Remnant Magnetisation varying with input amplitude

[Cortizza]

In a lab we had to measure the remnant magnetisation of a hysteresis loop with a permalloy core. The amplitude of the input sinusoidal wave was varied and the resulting remnant magnetisation measured. This was then plotted resulting in the remnant magnetisation varying sinusoidal with the input amplitude. When the core was changed to silver steel or mild steel the sinusoidal relationship no longer occured.
Why did the remnance vary sinusoidally with amplitude only for the permalloy sample?

 

[berkeman]

In a lab we had to measure the remnant magnetisation of a hysteresis loop with a permalloy core. The amplitude of the input sinusoidal wave was varied and the resulting remnant magnetisation measured. This was then plotted resulting in the remnant magnetisation varying sinusoidal with the input amplitude. When the core was changed to silver steel or mild steel the sinusoidal relationship no longer occured.
Why did the remnance vary sinusoidally with amplitude only for the permalloy sample?

Welcome to the PF.

Have you found datasheets or other technical information on those core materials? You should be able to find Google Images showing the hysteresis curves as you increase the amplitude of the excitation.

 

[Charles Link]

I'm not sure of your definition of "remnant magnetization", but it sounds like you were basically measuring $\chi_m(\omega)$ , where $\vec{M}(\omega)=\chi_m(\omega) \vec{H}(\omega)$. The vector $\vec{H}(\omega)$ is the applied magnetic field at frequency $\omega$ from the solenoid. And $\chi_m(\omega)$ is the magnetic susceptibility=it is in general frequency dependent. ( Presumably you measured $\chi_m(\omega)$ for only one specific frequency, which is ok).$\\$ In the first case, you must have had a material where the response was linear, so that $\chi_m(\omega)$ is a constant for a given frequency (sometimes a complex one, so that a phase delay can be included in the response). $\\$ For the other materials, it is likely they are more like a permanent magnet, where no such linear response occurs.
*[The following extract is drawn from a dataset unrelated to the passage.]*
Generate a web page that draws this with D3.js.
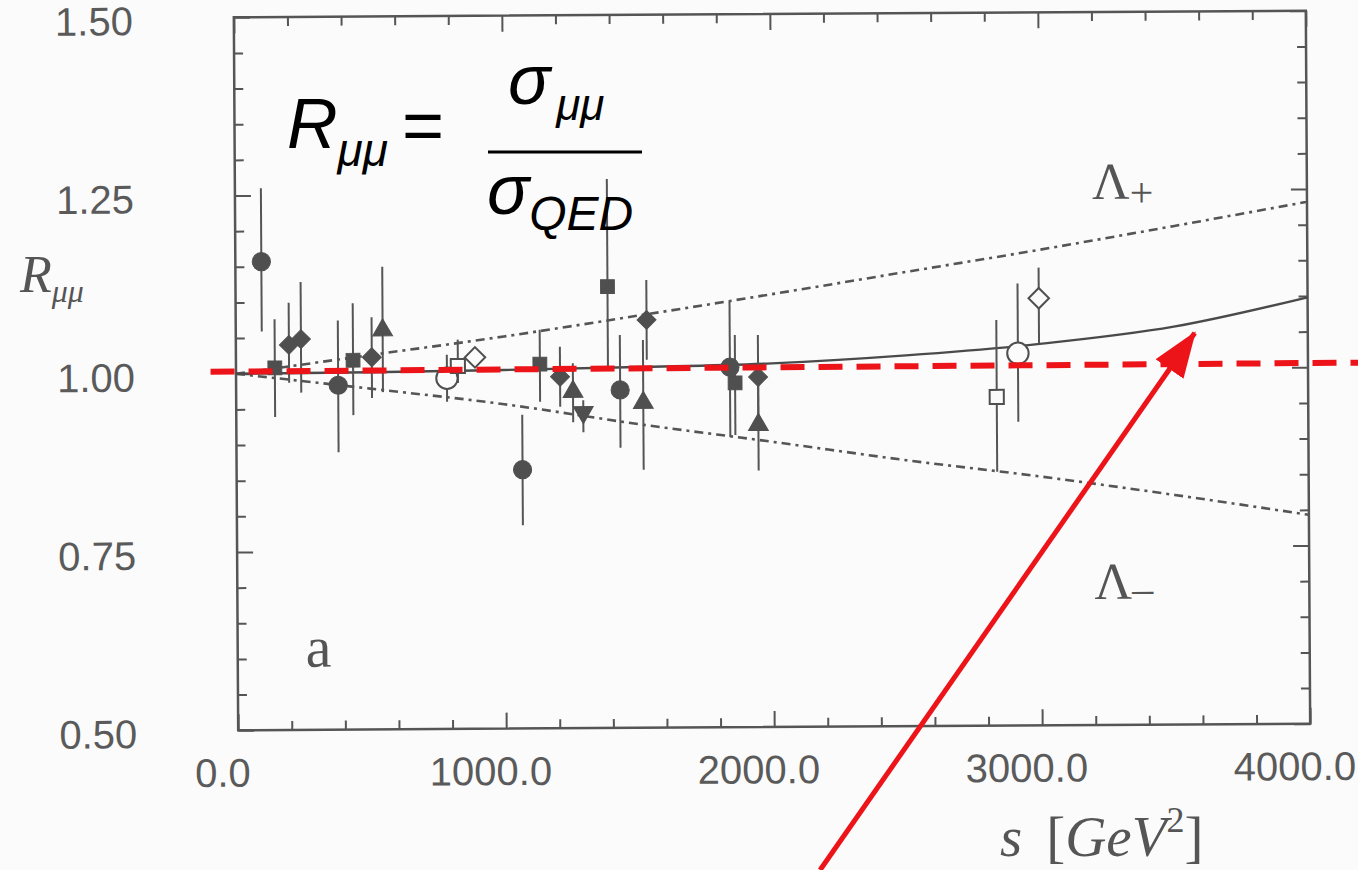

You simply can not write a linear equation for these materials relating $\vec{M}(\omega)$ to $\vec{H}(\omega)$. $\\$ There is one additional item that may be worth including if you have any mathematical background in linear response theory: The equation $\vec{M}(t)=\int\limits_{- \infty}^{t} \chi_m(t-t') \vec{H}(t') \, dt'$ is applicable if the system responds linearly. The equation $\vec{M}(\omega)=\chi_m(\omega) \vec{H}(\omega)$ follows from the convolution theorem, where in this last equation, these are all Fourier transforms of the quantities of the integral equation.